* [AIM OF THE TASK] Search the listing below for "with". Copy each matching line.

* [SUPPLIED INFORMATION]
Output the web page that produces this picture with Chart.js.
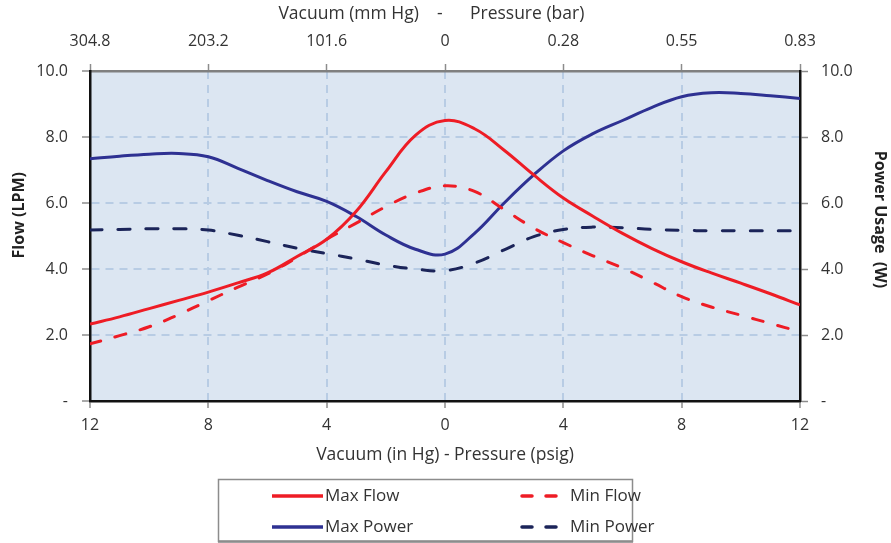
<!DOCTYPE html>
<html>
<head>
<meta charset="utf-8">
<script src="https://cdn.jsdelivr.net/npm/chart.js@4/dist/chart.umd.min.js"></script>
<style>
  body { margin: 0; background: #fff; }
  #wrap { width: 891px; height: 543px; position: relative; }
</style>
</head>
<body>
<div id="wrap"><canvas id="myChart"></canvas></div>
<script>
// pressure axis (negative = vacuum in Hg, positive = psig)
const pressao  = [-12, -11, -10, -9, -8, -7, -6, -5, -4, -3, -2, -1, 0, 1, 2, 3, 4, 5, 6, 7, 8, 9, 10, 11, 12];
const maxFlow  = [2.33, 2.55, 2.8, 3.05, 3.3, 3.58, 3.88, 4.38, 4.9, 5.75, 6.95, 8.05, 8.5, 8.25, 7.6, 6.85, 6.15, 5.6, 5.08, 4.62, 4.22, 3.88, 3.57, 3.25, 2.91];
const minFlow  = [1.73, 1.98, 2.25, 2.62, 3.04, 3.45, 3.85, 4.35, 4.9, 5.39, 5.89, 6.3, 6.52, 6.35, 5.8, 5.24, 4.8, 4.4, 4.03, 3.6, 3.16, 2.85, 2.6, 2.35, 2.1];
const maxPower = [7.34, 7.42, 7.48, 7.5, 7.4, 7.05, 6.68, 6.34, 6.05, 5.59, 5.03, 4.6, 4.45, 5.08, 6.0, 6.85, 7.58, 8.1, 8.5, 8.9, 9.22, 9.34, 9.32, 9.25, 9.17];
const minPower = [5.18, 5.2, 5.22, 5.22, 5.18, 5.02, 4.83, 4.63, 4.47, 4.3, 4.12, 4.0, 3.95, 4.18, 4.58, 4.98, 5.2, 5.27, 5.25, 5.2, 5.17, 5.16, 5.16, 5.16, 5.16];

const topLabels = ['304.8', '203.2', '101.6', '0', '0.28', '0.55', '0.83'];

const FONTE = "'Open Sans', 'DejaVu Sans', sans-serif";
const TAM = 16;
const TAM_TITULO = 17.5;
const VERMELHO = '#ee1c25';
const AZUL = '#2e3192';
const MARINHO = '#1b2459';

function pontos(vals) {
    return pressao.map((x, i) => ({ x: x, y: vals[i] }));
}

const fundoArea = {
    id: 'fundoArea',
    beforeDraw(chart) {
        const a = chart.chartArea;
        const c = chart.ctx;
        c.save();
        c.fillStyle = '#dce6f2';
        c.fillRect(a.left, a.top, a.right - a.left, a.bottom - a.top);
        c.restore();
    }
};

// legend box with 2 columns, drawn under the axis title
const legendaCaixa = {
    id: 'legendaCaixa',
    afterDraw(chart) {
        const c = chart.ctx;
        c.save();
        c.strokeStyle = '#8c8c8c';
        c.lineWidth = 1.5;
        c.strokeRect(218.5, 479.5, 414, 62);
        c.beginPath();
        c.lineWidth = 2.5;
        c.moveTo(218, 541.5);
        c.lineTo(633, 541.5);
        c.stroke();

        const itens = [
            { ds: 0, x: 272, y: 496 },
            { ds: 1, x: 520, y: 496 },
            { ds: 2, x: 272, y: 527 },
            { ds: 3, x: 520, y: 527 }
        ];
        itens.forEach(it => {
            const d = chart.data.datasets[it.ds];
            c.beginPath();
            c.strokeStyle = d.borderColor;
            c.lineWidth = 3.5;
            c.lineCap = d.borderDash ? 'round' : 'butt';
            c.setLineDash(d.borderDash ? [10, 14] : []);
            const comp = d.borderDash ? 44 : 51;
            c.moveTo(it.x + (d.borderDash ? 2 : 0), it.y);
            c.lineTo(it.x + comp, it.y);
            c.stroke();
            c.setLineDash([]);
            c.fillStyle = '#333';
            c.font = '17px ' + FONTE;
            c.textBaseline = 'middle';
            c.textAlign = 'left';
            c.fillText(d.label, it.x + (d.borderDash ? 50 : 53), it.y);
        });
        c.restore();
    }
};

const ctx = document.getElementById('myChart').getContext('2d');

const grafico = new Chart(ctx, {
    type: 'line',
    data: {
        datasets: [{
            label: 'Max Flow',
            data: pontos(maxFlow),
            borderColor: VERMELHO,
            borderWidth: 3,
            yAxisID: 'y',
            xAxisID: 'x'
        }, {
            label: 'Min Flow',
            data: pontos(minFlow),
            borderColor: VERMELHO,
            borderWidth: 3,
            borderDash: [11, 15],
            borderCapStyle: 'round',
            yAxisID: 'y',
            xAxisID: 'x'
        }, {
            label: 'Max Power',
            data: pontos(maxPower),
            borderColor: AZUL,
            borderWidth: 3,
            yAxisID: 'y2',
            xAxisID: 'x'
        }, {
            label: 'Min Power',
            data: pontos(minPower),
            borderColor: MARINHO,
            borderWidth: 3,
            borderDash: [12, 16],
            borderCapStyle: 'round',
            yAxisID: 'y2',
            xAxisID: 'x'
        }]
    },
    options: {
        responsive: true,
        maintainAspectRatio: false,
        animation: false,
        layout: { padding: { top: 0, bottom: 67, left: 0, right: 0 } },
        elements: {
            point: { radius: 0 },
            line: { tension: 0.4, fill: false }
        },
        plugins: {
            legend: { display: false },
            tooltip: { enabled: false }
        },
        scales: {
            x: {
                type: 'linear',
                position: 'bottom',
                min: -12,
                max: 12,
                afterFit(s) { s.height = 75; },
                ticks: {
                    stepSize: 4,
                    padding: 8,
                    color: '#333',
                    font: { family: FONTE, size: TAM },
                    callback: v => Math.abs(v)
                },
                grid: {
                    color: '#b8cce4',
                    lineWidth: 2,
                    tickColor: '#8c8c8c',
                    tickLength: 7,
                    tickWidth: 1.5
                },
                border: { color: '#111', width: 2.5, dash: [8, 6] },
                title: {
                    display: true,
                    text: 'Vacuum (in Hg) - Pressure (psig)',
                    color: '#333',
                    font: { family: FONTE, size: TAM_TITULO },
                    padding: { top: 0, bottom: 10 }
                }
            },
            x2: {
                type: 'linear',
                position: 'top',
                min: -12,
                max: 12,
                afterFit(s) { s.height = 71; },
                ticks: {
                    stepSize: 4,
                    padding: 13,
                    color: '#333',
                    font: { family: FONTE, size: TAM },
                    callback: v => topLabels[Math.round((v + 12) / 4)]
                },
                grid: {
                    drawOnChartArea: false,
                    tickColor: '#8c8c8c',
                    tickLength: 7,
                    tickWidth: 1.5
                },
                border: { color: '#808080', width: 2.5 },
                title: {
                    display: true,
                    text: 'Vacuum (mm Hg)    -      Pressure (bar)      ',
                    color: '#333',
                    font: { family: FONTE, size: TAM_TITULO },
                    padding: { top: 4, bottom: 0 }
                }
            },
            y: {
                position: 'left',
                min: 0,
                max: 10,
                afterFit(s) { s.width = 90; },
                ticks: {
                    stepSize: 2,
                    padding: 14,
                    color: '#333',
                    font: { family: FONTE, size: TAM },
                    callback: v => v === 0 ? '-' : v.toFixed(1)
                },
                grid: {
                    color: '#b8cce4',
                    lineWidth: 2,
                    tickColor: '#8c8c8c',
                    tickLength: 8,
                    tickWidth: 1.5
                },
                border: { color: '#111', width: 2.5, dash: [8, 6] },
                title: {
                    display: true,
                    text: '          Flow (LPM)',
                    color: '#222',
                    font: { family: FONTE, size: TAM, weight: 'bold' },
                    padding: { top: 10, bottom: 0 }
                }
            },
            y2: {
                position: 'right',
                min: 0,
                max: 10,
                afterFit(s) { s.width = 91; },
                ticks: {
                    stepSize: 2,
                    padding: 13,
                    color: '#333',
                    font: { family: FONTE, size: TAM },
                    callback: v => v === 0 ? '-' : v.toFixed(1)
                },
                grid: {
                    drawOnChartArea: false,
                    tickColor: '#8c8c8c',
                    tickLength: 8,
                    tickWidth: 1.5
                },
                border: { color: '#111', width: 2.5 },
                title: {
                    display: true,
                    text: 'Power Usage  (W)        ',
                    color: '#222',
                    font: { family: FONTE, size: TAM, weight: 'bold' },
                    padding: { top: 2, bottom: 0 }
                }
            }
        }
    },
    plugins: [fundoArea, legendaCaixa]
});
</script>
</body>
</html>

* [EXERCISE RESPONSE]
Output the web page that produces this picture with Chart.js.
// legend box with 2 columns, drawn under the axis title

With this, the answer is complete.